- Theatrical release poster
- Directed by: Bhanu Shankar
- Screenplay by: Bhanu Shankar
- Dialogues by: Anil Acchugatla
- Story by: Bhanu Shankar
- Produced by: K. Ravi Shankar; Hima Bindu (presenter);
- Starring: Agilan Pushparaj; Vishal Patni; Vinod Kumar Alva; Vani Viswanath; Pawan;
- Cinematography: Ramesh
- Edited by: Kotagiri Venkateswara Rao
- Music by: Mani Sharma
- Production company: TeluguOne Productions
- Release date: 15 February 2024;
- Country: India
- Language: Telugu

= Raajadhani Files =

2024 Indian Telugu political thriller film

Raajadhani Files is a 2024 Indian Telugu-language political thriller film written and directed by Bhanu Shankar and Produced by Ravi Shankar Kantamanenie. The film stars Agilan Pushparaj (in his Telugu debut), Vishal Patni, Vinod Kumar Alva, Vani Viswanath, and Pawan. It was released amid protests on 15 February 2024 to mixed reviews.

==Premise==
The film is set against the backdrop of 2019–2024 Amaravati protests by farmers against the Andhra Pradesh Government in 29 villages of Guntur and Krishna districts.

== Music ==
Music by Mani Sharma.
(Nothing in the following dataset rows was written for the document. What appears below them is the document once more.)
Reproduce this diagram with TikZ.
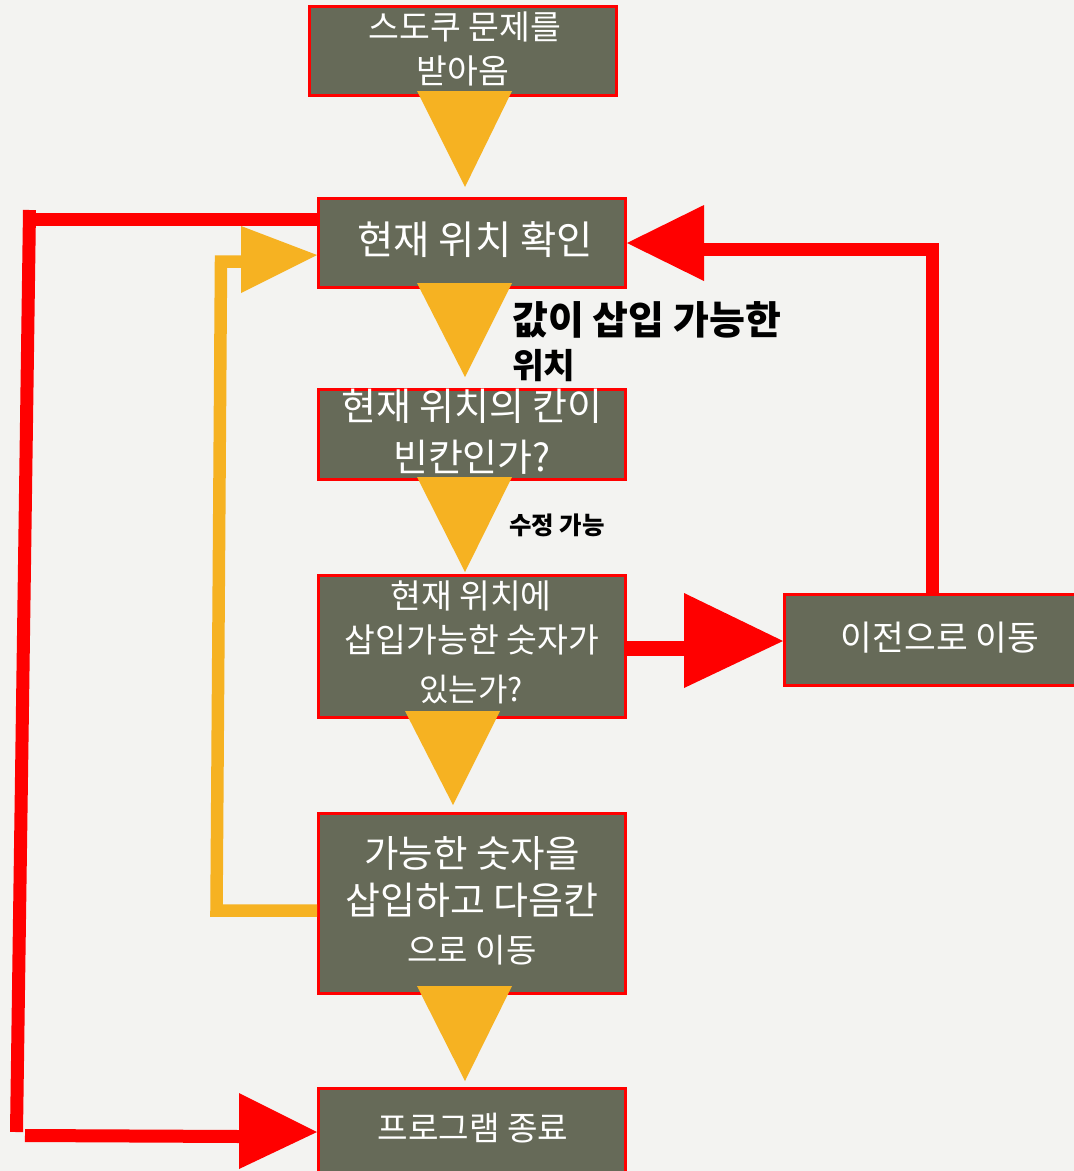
\documentclass[tikz,border=0pt]{standalone}
\usepackage{fontspec}
\newfontfamily\kr{Noto Sans CJK KR}
\definecolor{bg}{RGB}{243,243,241}
\definecolor{boxfill}{RGB}{102,106,88}
\definecolor{redc}{RGB}{255,0,0}
\definecolor{orangec}{RGB}{246,178,34}
\begin{document}
\begin{tikzpicture}[x=1pt,y=-1pt,
  box/.style={draw=redc, line width=3pt, fill=boxfill, minimum width=307pt, inner sep=0pt},
  btxt/.style={text=white, inner sep=0pt, font=\kr\fontsize{#1}{#1}\selectfont},
  ltxt/.style={text=black, inner sep=0pt, anchor=west, font=\kr\bfseries\fontsize{#1}{#1}\selectfont},
  redline/.style={draw=redc, line width=13pt, line cap=butt, line join=miter},
  orline/.style={draw=orangec, line width=12.5pt, line cap=butt, line join=miter},
  tri/.style={fill=orangec},
  rtri/.style={fill=redc}]
\useasboundingbox (0,0) rectangle (1074,1171);
\fill[bg] (0,0) rectangle (1074,1171);

% boxes
\node[box, minimum height=89pt] (A) at (463,51) {};
\node[box, minimum height=89pt] (B) at (472,243) {};
\node[box, minimum height=90pt] (C) at (472,434.5) {};
\node[box, minimum height=142pt] (D) at (472,646.5) {};
\node[box, minimum height=91pt] (E) at (938,640) {};
\node[box, minimum height=180pt] (F) at (472,903.5) {};
\node[box, minimum height=89pt] (G) at (472,1133) {};

% box texts
\node[btxt=33.5] (a1) at (465,27) {스도쿠 문제를};
\node[btxt=33.5] (a2) at (463,71) {받아옴};
\node[btxt=39.5] (b1) at (475,240) {현재 위치 확인};
\node[btxt=38] (c1) at (472,406) {현재 위치의 칸이};
\node[btxt=38] (c2) at (472,457) {빈칸인가?};
\node[btxt=33.5] (d1) at (471,596) {현재 위치에};
\node[btxt=33.5] (d2) at (472,640) {삽입가능한 숫자가};
\node[btxt=32] (d3) at (471,689) {있는가?};
\node[btxt=34.5] (e1) at (940,638) {이전으로 이동};
\node[btxt=37.5] (f1) at (472,853) {가능한 숫자을};
\node[btxt=38] (f2) at (472,900) {삽입하고 다음칸};
\node[btxt=33] (f3) at (472,950) {으로 이동};
\node[btxt=33.2] (g1) at (473,1128) {프로그램 종료};

% labels
\node[ltxt=39] (l1) at (512,320) {값이 삽입 가능한};
\node[ltxt=34.5] (l2) at (512,366) {위치};
\node[ltxt=24.4] (l3) at (509,525) {수정 가능};

% connector coordinates
\coordinate (rtop) at (29.5,219.3);
\coordinate (rbot) at (16.5,1132);
\coordinate (rin) at (240,1136.5);
\coordinate (ecorner) at (932.5,249.5);
\coordinate (ein) at (704,249.5);
\coordinate (dout) at (684,648.5);
\coordinate (oc1) at (216.5,910.5);
\coordinate (oc2) at (221,261.5);
\coordinate (oin) at (241,261.5);

% red: B -> G (left loop)
\draw[redline] (B.west |- rtop) -- (36,219.3);
\draw[redline] (29.5,210) -- (rbot);
\draw[redline] (25,1135.5) -- (rin);
\fill[rtri] (239,1093) -- (239,1169) -- (G.west |- 0,1132) -- cycle;

% red: D -> E
\draw[redline, line width=15pt] (D.east |- dout) -- (dout);
\fill[rtri] (684,593) -- (684,688) -- (E.west |- 0,641) -- cycle;

% red: E -> B
\draw[redline] (E.north -| ecorner) -- (ecorner) -- (ein);
\fill[rtri] (704,205) -- (704,281) -- (B.east |- 0,243) -- cycle;

% orange: F -> B (left loop)
\draw[orline] (F.west |- oc1) -- (oc1) -- (oc2) -- (oin);
\fill[tri] (241,226) -- (241,293) -- (B.west |- 0,255) -- cycle;

% orange down arrows
\fill[tri] (417,91) -- (512,91) -- (465,187) -- cycle;
\fill[tri] (417,283) -- (512,283) -- (465,377) -- cycle;
\fill[tri] (417,477) -- (512,477) -- (465,572) -- cycle;
\fill[tri] (405,711) -- (500,711) -- (453,805) -- cycle;
\fill[tri] (417,986) -- (512,986) -- (465,1081) -- cycle;
\end{tikzpicture}
\end{document}
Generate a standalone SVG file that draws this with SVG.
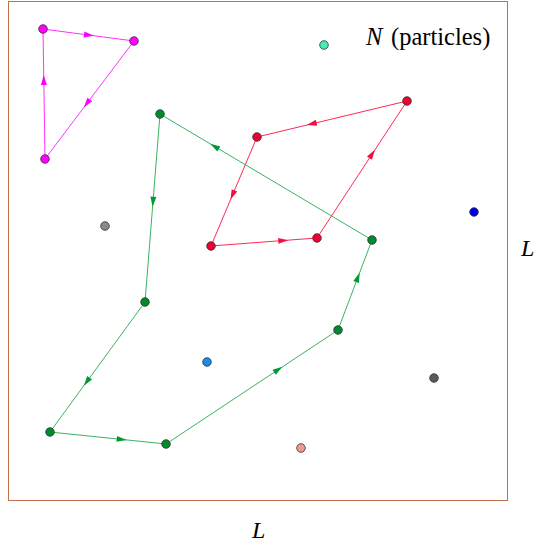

Lyrics by Suddala Ashok Teja and Venigalla Rambabu.
- "Yeruvaka Saagaaroo"
- "Chenu Talli"
- "Idi Chedirina Swapnam"
- "Prabhatamaa"
- "Gudivada Casino"
- "Padayatra"

==Reception==
Shekhar Kusuma of The Times of India Samayam rated the film two out of five stars and wrote that Raajadhani Files may not reach all sections of the audience but it will stir up passion among the residents of the capital region. Aithagoni Raju of Asianet News gave the film the same rating and wrote that the point chosen by the director is okay and the point he wanted to say is okay, but he could not impress in shaping it into a movie. A critic from Eenadu praised the film's historical background, emotions, dialogues and actors and concluded that its story about the struggle of farmers in the capital are inspiring. Times Now gave the film 2/5 stars and wrote, "Rajadhani Files falls short of expectations as a political drama, lacking the depth and emotional resonance necessary to fully engage audiences."